Op-Ed: Upcoming unilateralism

Posted Aug 26, 2013 by Paul Iddon
The planned western military operation against Syria is already looking dubious in its scope and its operational objectives.
File photo: F16 fighter jet
File photo: F16 fighter jet
John P. Rohrer / USAF
After setting his red line in Syria over a year and seeming to vacillate when it came to the question of a military response to the latest attack involving chemicals in the Syrian Civil War the U.S. President seems to be, along with his British and French counterparts, ready to launch a military strike of some kind against Syria in response to the use of poison gas on the battlefield.
That highly controversial killing of some 350 Syrians with chemical weapons has seen to a strong reaction on the part of the western powers of the U.N. Security Council who have long been opposed to Assad and have frequently condemned him for his brutal crackdown against the insurrection which began in Syria back in March 2011.
The question of military intervention in Syria and its feasibility have been discussed many times in the past two years. But now a deadline has been set in stone, in two weeks time these forces will act unilaterally against the military forces of the Baathist Syrian regime of Bashar al-Assad. But already the objectives of this operation remain ambiguous at best. This leads one to question whether the military forces of the countries that are intervening have a clear objective for their short-term campaign.

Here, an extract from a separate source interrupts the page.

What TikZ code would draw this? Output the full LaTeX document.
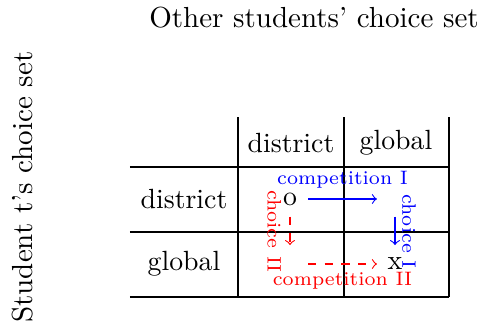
\documentclass[tikz,border=0pt]{standalone}
\usetikzlibrary{positioning}
\begin{document}
\begin{tikzpicture}[
    x=0.36pt, y=-0.36pt,
    cell/.style={inner sep=1pt},
    axistitle/.style={inner sep=1pt, font=\fontsize{10.45}{12}\selectfont},
    outcome/.style={inner sep=1pt},
    movelbl/.style={font=\scriptsize, inner sep=1pt},
    compete/.style={->, blue},
    switch/.style={->, red, dashed},
]
\useasboundingbox (0,0) rectangle (479,322);

% ── Axis titles ──
\node[axistitle] (top) at (314,18) {Other students' choice set};
\node[axistitle, rotate=90] (side) at (23,187) {Student t's choice set};

% ── Table ──
\draw (130,167) -- (449,167);
\draw (130,232) -- (449,232);
\draw (130,297) -- (449,297);
\draw (238,117) -- (238,297);
\draw (344,117) -- (344,297);
\draw (449,117) -- (449,297);

\node[cell] (hdist) at (291,143) {district};
\node[cell] (hglob) at (396,143) {global};
\node[cell] (rdist) at (184,199) {district};
\node[cell] (rglob) at (184,264) {global};

% ── Outcomes ──
\node[outcome] (o) at (290,199) {o};
\node[outcome] (x) at (395,264) {x};
\coordinate (ne) at (x |- o);
\coordinate (sw) at (o |- x);

% ── Moves ──
\draw[compete, shorten <=6.5pt, shorten >=6.5pt] (o.center) -- node[movelbl, above=2.6pt] {competition I} (ne);
\draw[compete, shorten <=6.3pt, shorten >=6.8pt] (ne) -- node[movelbl, sloped, above=1.4pt] {choice I} (x.center);
\draw[switch, shorten <=6.3pt, shorten >=6.8pt] (o.center) -- node[movelbl, sloped, below=2pt] {choice II} (sw);
\draw[switch, shorten <=6.5pt, shorten >=6.5pt] (sw) -- node[movelbl, below=1.7pt] {competition II} (x.center);

\end{tikzpicture}
\end{document}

I bring this up because David Cameron hinted that these operations will be very limited when he outlined how, "This is not about trying to shape the outcome of the Syrian conflict by military means. This is focused on the [chemical weapon attack] incident that happened on Wednesday."
So will the campaign see to coalition air power -- since no power is committed to putting in "boots on the ground" -- only taking out known WMD sites in Syria?
This author has referred in the past when writing about this topic to a draft proposal that was put forth about the feasibility of striking Syrian air bases with cruise missiles and a limited number of jet fighters with the aim of undermining the Syrian military's ability to strike at the heartland of rebel-controlled swaths of the country. Cameron's comment seems to imply that the military intervention will only be aimed at the country's WMD program -- the very same WMD program that was up until a few days ago not "in the wrong hands" under the control and oversight and security of the Syrian government.
Yet U.S. contingency plans for a potential military intervention into the Syria conflict do emphasis that such an intervention would see to the pummeling of Syrian military targets across the country along with the targeting of chemical weapons sites. Something that would doubtlessly influence -- if not determine -- the outcome of the conflict, which Mr. Cameron referred to, by "military means."